Clad in an immaculate cream coat with black velvet bows, she is a youthful 32.
“She likes dancing, she sings — she’s very enthusiastic,” Zhao says.
He thinks her child from a previous marriage may be putting men off. China’s divorce rate has soared from 4.8 percent in 1978 to more than 21 percent; people can escape abusive or unhappy relationships, but also responsibilities.
“Many people give up too easily and quickly. But men always give up more easily than women,” he says.
There are new pressures, too. Migration from the countryside to urban factories has rendered family life unrecognizable. Spouses can live thousands of kilometers apart, but the strain is not just on conjugal ties. In villages, grandparents are bringing up infants who may see their parents once a year at best. Old people can no longer rely on their children for financial support.
Communities are weakening. Shame and stigma are on the wane, but so are sympathy and support. China is witnessing rising rates of mental illness, which has overtaken heart disease and cancer as the biggest burden on the Chinese health system, the WHO has said.
“In the past, when people had more chances to communicate with their neighbors and friends, gossiping and complaining in their social network was a good way to release pressure,” said Wang Lei (王壘), professor of psychology at Peking University. “Nowadays people value more privacy and live in separate apartments where they seldom get opportunities to chat with neighbors and share their troubles.”
In fact, the last 60 years have seen not one shift but two, says Yan, who grew up in the Chinese countryside and now teaches at the University of California, Los Angeles.
First, the advent of communism liberated people from the country’s Confucian legacy.
“To build a socialist new society, the Chinese party-state actually made great efforts to liberate the individual from the previously all-encompassing social groups, such as the patriarchal family, kinship groups and local community,” Yan said.
Peasant households were replaced by rural collectives; urban ones by work units. Political campaigns and education programs were used to reform traditional value systems. Then, with the economic reforms of the late 1970s, the state began to retreat from private lives and market values gained ground.
All societies evolve, of course. What marks China out is the scale and speed of mutation in what remains a poor country. Last month, the US-based Center for Strategic and International Studies warned that by 2050, China would have just 1.6 working-age adults to support every person aged 60 and above — compared with 7.7 in 1975.
The one-child policy is a major cause, but development often produces sharp falls in fertility. China’s real problem is that it is caught between the security of traditional family relationships and a modern welfare system.
Welfare spending rose almost 20 percent last year, to 276 billion yuan (US$40 billion). Yet less than one-third of China’s workforce gets any kind of pension cover, the report said. At the same time, fewer parents live with their children.

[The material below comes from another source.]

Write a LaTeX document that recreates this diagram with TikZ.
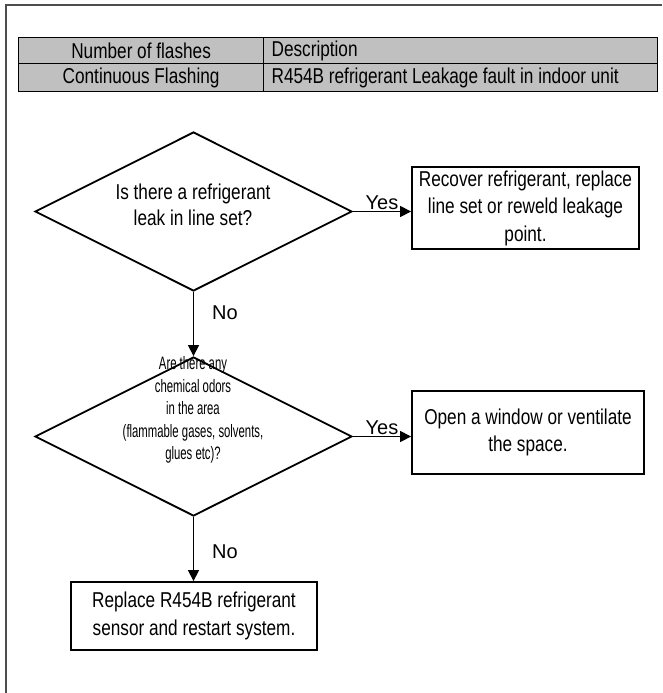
\documentclass[tikz,border=0pt]{standalone}
\usepackage{fontspec}
\setmainfont{Liberation Sans}[FakeStretch=0.8]
\newfontfamily\yesnofont{Liberation Sans}
\newfontfamily\narrowfont{Liberation Sans}[FakeStretch=0.63]
\usetikzlibrary{shapes.geometric}
\usetikzlibrary{arrows.meta}
\definecolor{cellgray}{HTML}{C0C0C0}
\definecolor{framegray}{HTML}{4D4D4D}

\tikzset{
  cell/.style={draw, fill=cellgray, line width=1.2pt, inner sep=0pt, font=\fontsize{21.5}{24}\selectfont},
  decision/.style={draw, diamond, line width=1.8pt, minimum width=317pt, minimum height=159pt, inner sep=0pt},
  actionbox/.style={draw, rectangle, line width=1.8pt, align=center, inner sep=0pt, font=\fontsize{21.5}{27.5}\selectfont},
  flowtext/.style={align=center, inner sep=0pt},
  answer/.style={inner sep=1pt, font=\yesnofont\fontsize{20}{24}\selectfont},
  flowarrow/.style={line width=1.2pt, -{Triangle[length=11pt,width=11pt]}}
}

\begin{document}
\begin{tikzpicture}[x=1pt,y=-1pt]

\useasboundingbox (0,0) rectangle (662,693);

% page frame
\draw[framegray, line width=1.5pt] (662,5) -- (6,5) -- (6,693);

% fault table
\node[cell, anchor=north west, minimum width=245pt, minimum height=26pt] (flashes) at (18,37) {Number of flashes};
\node[cell, anchor=north west, text width=378pt, inner xsep=8pt, align=flush left, minimum height=26pt] (desc) at (263,37) {Description};
\node[cell, anchor=north west, minimum width=245pt, minimum height=28pt] (mode) at (18,63) {Continuous Flashing};
\node[cell, anchor=north west, text width=378pt, inner xsep=8pt, align=flush left, minimum height=28pt] (fault) at (263,63) {R454B refrigerant Leakage fault in indoor unit};

% decisions
\node[decision] (q1) at (193.5,211.5) {};
\node[flowtext, font=\fontsize{21.5}{26}\selectfont] (q1text) at (193,205) {Is there a refrigerant\\leak in line set?};

\node[decision] (q2) at (193.5,436.5) {};
\node[flowtext, font=\narrowfont\fontsize{18}{22.5}\selectfont] (q2text) at (193,410) {Are there any\\chemical odors\\in the area\\(flammable gases, solvents,\\glues etc)?};

% actions
\node[actionbox, minimum width=227pt, minimum height=82pt] (act1) at (525.5,208) {Recover refrigerant, replace\\line set or reweld leakage\\point.};
\node[actionbox, minimum width=232pt, minimum height=83pt] (act2) at (528,432.5) {Open a window or ventilate\\the space.};
\node[actionbox, minimum width=246pt, minimum height=68pt] (act3) at (194,616) {Replace R454B refrigerant\\sensor and restart system.};

% connectors
\draw[flowarrow] (q1.east) -- (q1.east -| act1.west) node[midway, above, answer] {Yes};
\draw[flowarrow] (q2.east) -- (q2.east -| act2.west) node[midway, above, answer] {Yes};
\draw[flowarrow] (q1.south) -- (q2.north) node[pos=0.33, right=17pt, answer] {No};
\draw[flowarrow] (q2.south) -- (q2.south |- act3.north) node[pos=0.55, right=17pt, answer] {No};

\end{tikzpicture}
\end{document}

The government is so worried that it has funded research to develop a robot that will feed, monitor and play board games with elderly people.
Yet the older generation still enjoys the respect lacking in much of the West: Zhao’s advice is sought by those decades younger. The social pressure to marry endures — hence his many clients.
And as Chinese society changes, the desire for shared experiences increases. Religion is on the rise; Christianity alone can boast at least 70 million adherents. Confucianism is making a comeback. People are creating their own, informal structures, from associations of elderly people to environmental groups.
Yan said that all reflect “the need of the disembedded individuals to re-embed out of their own choice”.
So far, Zhao and his wife have matched 1,000 clients. Zhang Yi will soon stop attending Zhao’s meetings: he has plans to marry.
“This year I turned 40, so it’s time to sort it out,” he says. “Although living on my own feels free, having the warmth of a family is something I’m looking forward to.”